Senate Advances GUARD Act to Ban AI Companions for Minors
The Senate Judiciary Committee unanimously advanced the GUARD Act to ban AI companion chatbots for minors, while Senator Ted Cruz proposed a rival parental-control bill.
The Senate Judiciary Committee voted 22-0 on April 30, 2026, to advance the Guidelines for User Age-verification and Responsible Dialogue (GUARD) Act. Sponsored by Josh Hawley and Mark Warner, the legislation would ban AI companion chatbots for minors and require providers to verify ages through government identification. It criminalizes chatbots that encourage minors to engage in suicide or sexually explicit behavior and imposes $100,000 penalties for bots promoting physical violence. Chatbots under this law must disclose their non-human status every 30 minutes and are prohibited from claiming to be licensed professionals.
In a competing approach, Senate Commerce Chair Ted Cruz introduced the Children’s Health, Advancement, Trust, Boundaries, and Oversight in Technology (CHATBOT) Act on April 29. Rather than requiring age verification, Cruz's bill focuses on parental empowerment through mandatory family accounts for children under 13 and optional accounts for teens.
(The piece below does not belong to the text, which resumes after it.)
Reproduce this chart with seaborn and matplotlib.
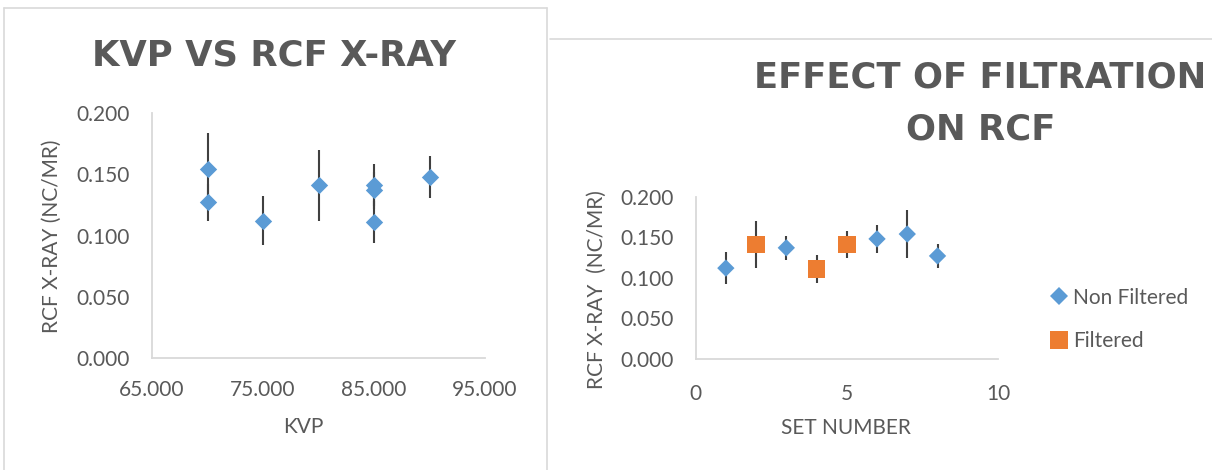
import matplotlib
matplotlib.use("Agg")
import matplotlib.pyplot as plt
from matplotlib.lines import Line2D
import seaborn as sns
import pandas as pd

# Measurements per exposure set
set_number = [1, 2, 3, 4, 5, 6, 7, 8]
kvp = [75, 80, 85, 85, 85, 90, 70, 70]
rcf = [0.112, 0.141, 0.137, 0.111, 0.141, 0.148, 0.154, 0.127]
rcf_err = [0.020, 0.029, 0.015, 0.017, 0.017, 0.017, 0.030, 0.015]
condition = ["Non Filtered", "Filtered", "Non Filtered", "Filtered",
             "Filtered", "Non Filtered", "Non Filtered", "Non Filtered"]

kvp_ticks = [65, 75, 85, 95]
set_ticks = [0, 5, 10]
rcf_ticks = [0.0, 0.05, 0.10, 0.15, 0.20]

df = pd.DataFrame({"set": set_number, "kvp": kvp, "rcf": rcf,
                   "err": rcf_err, "condition": condition})

sns.set_theme(style="white")
plt.rcParams["font.family"] = ["Lato", "DejaVu Sans"]

BLUE = "#5B9BD5"
ORANGE = "#ED7D31"
TXT = "#595959"
GRID = "#D9D9D9"
ERR = "#404040"
TITLE_FONT = ["DejaVu Sans"]
TITLE_SIZE = 25.5

W, H = 1212, 470
fig = plt.figure(figsize=(W / 100, H / 100), dpi=100)


def fx(px):
    return px / W


def fy(py):
    return 1 - py / H


def style_axes(ax, xpad, ypad):
    for s in ("top", "right"):
        ax.spines[s].set_visible(False)
    for s in ("left", "bottom"):
        ax.spines[s].set_color(GRID)
        ax.spines[s].set_linewidth(1.3)
    ax.tick_params(axis="both", length=0, labelsize=15, colors=TXT)
    ax.tick_params(axis="x", pad=xpad)
    ax.tick_params(axis="y", pad=ypad)
    ax.set_ylim(0, 0.2)
    ax.set_yticks(rcf_ticks)
    ax.set_yticklabels([f"{v:.3f}" for v in rcf_ticks])
    ax.set_xlabel("")
    ax.set_ylabel("")
    ax.grid(False)


# ---- Left chart: KVP vs RCF ----
ax1 = fig.add_axes([fx(152), fy(358), fx(485) - fx(152), fy(113) - fy(358)])
ax1.errorbar(df["kvp"], df["rcf"], yerr=df["err"], fmt="none",
             ecolor=ERR, elinewidth=1.5, capsize=0, zorder=2)
sns.scatterplot(data=df, x="kvp", y="rcf", marker="D", s=78, color=BLUE,
                linewidth=0, ax=ax1, zorder=3, legend=False)
ax1.set_xlim(65, 95)
ax1.set_xticks(kvp_ticks)
ax1.set_xticklabels([f"{v:.3f}" for v in kvp_ticks])
style_axes(ax1, xpad=16, ypad=16)

fig.text(fx(274), fy(56), "KVP VS RCF X-RAY", ha="center", va="center",
         fontsize=TITLE_SIZE, fontweight="bold", color=TXT, family=TITLE_FONT)
fig.text(fx(303), fy(427), "KVP", ha="center", va="center",
         fontsize=15, color=TXT)
fig.text(fx(52), fy(236), "RCF X-RAY (NC/MR)", ha="center", va="center",
         rotation=90, fontsize=15, color=TXT)

# ---- Right chart: effect of filtration ----
ax2 = fig.add_axes([fx(695.6), fy(359), fx(998) - fx(695.6), fy(196.7) - fy(359)])
ax2.errorbar(df["set"], df["rcf"], yerr=df["err"], fmt="none",
             ecolor=ERR, elinewidth=1.5, capsize=0, zorder=2)
sns.scatterplot(data=df, x="set", y="rcf", hue="condition", style="condition",
                hue_order=["Non Filtered", "Filtered"],
                palette={"Non Filtered": BLUE, "Filtered": ORANGE},
                markers={"Non Filtered": "D", "Filtered": "s"},
                size="condition",
                sizes={"Non Filtered": 78, "Filtered": 165},
                linewidth=0, ax=ax2, zorder=3, legend=False)
ax2.set_xlim(0, 10)
ax2.set_xticks(set_ticks)
ax2.set_xticklabels([str(v) for v in set_ticks])
style_axes(ax2, xpad=18, ypad=16)

handles = [
    Line2D([], [], marker="D", linestyle="none", markersize=8.8,
           markerfacecolor=BLUE, markeredgewidth=0),
    Line2D([], [], marker="s", linestyle="none", markersize=12.5,
           markerfacecolor=ORANGE, markeredgewidth=0),
]
fig.legend(handles, ["Non Filtered", "Filtered"], loc="center left",
           bbox_to_anchor=(fx(1049), fy(319.5)), frameon=False,
           fontsize=15, labelcolor=TXT, handlelength=1.0,
           handletextpad=0.15, labelspacing=1.15, borderpad=0,
           borderaxespad=0)

fig.text(fx(980), fy(77), "EFFECT OF FILTRATION", ha="center", va="center",
         fontsize=TITLE_SIZE, fontweight="bold", color=TXT, family=TITLE_FONT)
fig.text(fx(981), fy(129), "ON RCF", ha="center", va="center",
         fontsize=TITLE_SIZE, fontweight="bold", color=TXT, family=TITLE_FONT)
fig.text(fx(846), fy(428), "SET NUMBER", ha="center", va="center",
         fontsize=15, color=TXT)
fig.text(fx(597), fy(290), "RCF X-RAY  (NC/MR)", ha="center", va="center",
         rotation=90, fontsize=15, color=TXT)

# ---- Chart frames ----
frame = dict(color=GRID, linewidth=1.2, transform=fig.transFigure)
fig.add_artist(Line2D([fx(3.5), fx(3.5)], [0, fy(7.5)], **frame))
fig.add_artist(Line2D([fx(3.5), fx(547)], [fy(7.5), fy(7.5)], **frame))
fig.add_artist(Line2D([fx(547), fx(547)], [0, fy(7.5)], **frame))
fig.add_artist(Line2D([fx(550), 1], [fy(39), fy(39)], **frame))

fig.savefig("out.png", dpi=100)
This framework grants parents control over privacy settings, time limits, and conversation records while prohibiting the use of minors' data for targeted advertising.
Both bills face opposition from the industry group NetChoice, which argues that the measures violate First Amendment rights and create security risks by requiring sensitive identification. Additionally, House ranking member Frank Pallone Jr. warned that the parental control mechanisms in the CHATBOT Act could endanger children in abusive households by granting parents complete access to their teens' online activities.